» **What to do**
Which lines contain the word "React"? Return each of them as written.

───── Data shown

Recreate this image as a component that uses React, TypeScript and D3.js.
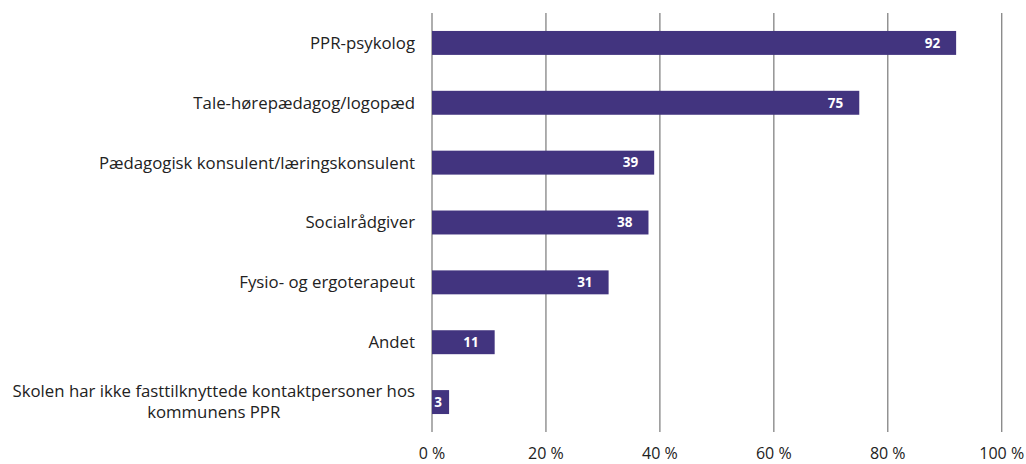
import React, { useEffect, useRef } from "react";
import * as d3 from "d3";

const categories: string[][] = [
  ["PPR-psykolog"],
  ["Tale-hørepædagog/logopæd"],
  ["Pædagogisk konsulent/læringskonsulent"],
  ["Socialrådgiver"],
  ["Fysio- og ergoterapeut"],
  ["Andet"],
  ["Skolen har ikke fasttilknyttede kontaktpersoner hos", "kommunens PPR"],
];
const values: number[] = [92, 75, 39, 38, 31, 11, 3];
const ticks: number[] = [0, 20, 40, 60, 80, 100];

const W = 1026;
const H = 464;
const FONT = "'Open Sans', sans-serif";

export default function App() {
  const ref = useRef<SVGSVGElement | null>(null);

  useEffect(() => {
    const svg = d3.select(ref.current);
    svg.selectAll("*").remove();

    const x = d3.scaleLinear().domain([0, 100]).range([432, 1001.7]);
    const y = d3
      .scaleBand<number>()
      .domain(d3.range(categories.length))
      .range([13, 432])
      .paddingInner(0.6)
      .paddingOuter(0.3);

    svg
      .append("g")
      .selectAll("line")
      .data(ticks)
      .join("line")
      .attr("x1", (d) => x(d))
      .attr("x2", (d) => x(d))
      .attr("y1", 13)
      .attr("y2", 432)
      .attr("stroke", "#8c8c8c")
      .attr("stroke-width", 1.4);

    svg
      .append("g")
      .selectAll("text")
      .data(ticks)
      .join("text")
      .attr("x", (d) => x(d))
      .attr("y", 459)
      .attr("text-anchor", "middle")
      .attr("font-family", FONT)
      .attr("font-size", 16)
      .attr("fill", "#222")
      .text((d) => `${d} %`);

    svg
      .append("g")
      .selectAll("rect")
      .data(values)
      .join("rect")
      .attr("x", x(0))
      .attr("y", (_, i) => y(i)!)
      .attr("width", (d) => x(d) - x(0))
      .attr("height", y.bandwidth())
      .attr("fill", "#42347f");

    svg
      .append("g")
      .selectAll("text")
      .data(values)
      .join("text")
      .attr("x", (d) => Math.max(x(d) - 16, x(0) + 10))
      .attr("y", (_, i) => y(i)! + y.bandwidth() / 2)
      .attr("dy", "0.35em")
      .attr("text-anchor", "end")
      .attr("font-family", FONT)
      .attr("font-size", 13.5)
      .attr("font-weight", "bold")
      .attr("fill", "#fff")
      .text((d) => d);

    const labelRight = 415;
    const gCat = svg.append("g");
    categories.forEach((lines, i) => {
      const cy = y(i)! + y.bandwidth() / 2;
      if (lines.length === 1) {
        gCat
          .append("text")
          .attr("x", labelRight)
          .attr("y", cy)
          .attr("dy", "0.35em")
          .attr("text-anchor", "end")
          .attr("font-family", FONT)
          .attr("font-size", 16.8)
          .attr("fill", "#222")
          .text(lines[0]);
      } else {
        const lh = 21;
        const texts = lines.map((l, k) =>
          gCat
            .append("text")
            .attr("y", cy + (k - (lines.length - 1) / 2) * lh)
            .attr("dy", "0.35em")
            .attr("text-anchor", "middle")
            .attr("font-family", FONT)
            .attr("font-size", 16.8)
            .attr("fill", "#222")
            .text(l)
        );
        let maxW = 0;
        texts.forEach((t) => {
          const n = t.node() as SVGTextElement;
          maxW = Math.max(maxW, n.getComputedTextLength());
        });
        texts.forEach((t) => t.attr("x", labelRight - maxW / 2));
      }
    });
  }, []);

  return (
    <svg
      ref={ref}
      width={W}
      height={H}
      style={{ position: "absolute", left: 0, top: 0, background: "#fff" }}
    />
  );
}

──────────

» **Solution to this exercise**
Recreate this image as a component that uses React, TypeScript and D3.js.
import React, { useEffect, useRef } from "react";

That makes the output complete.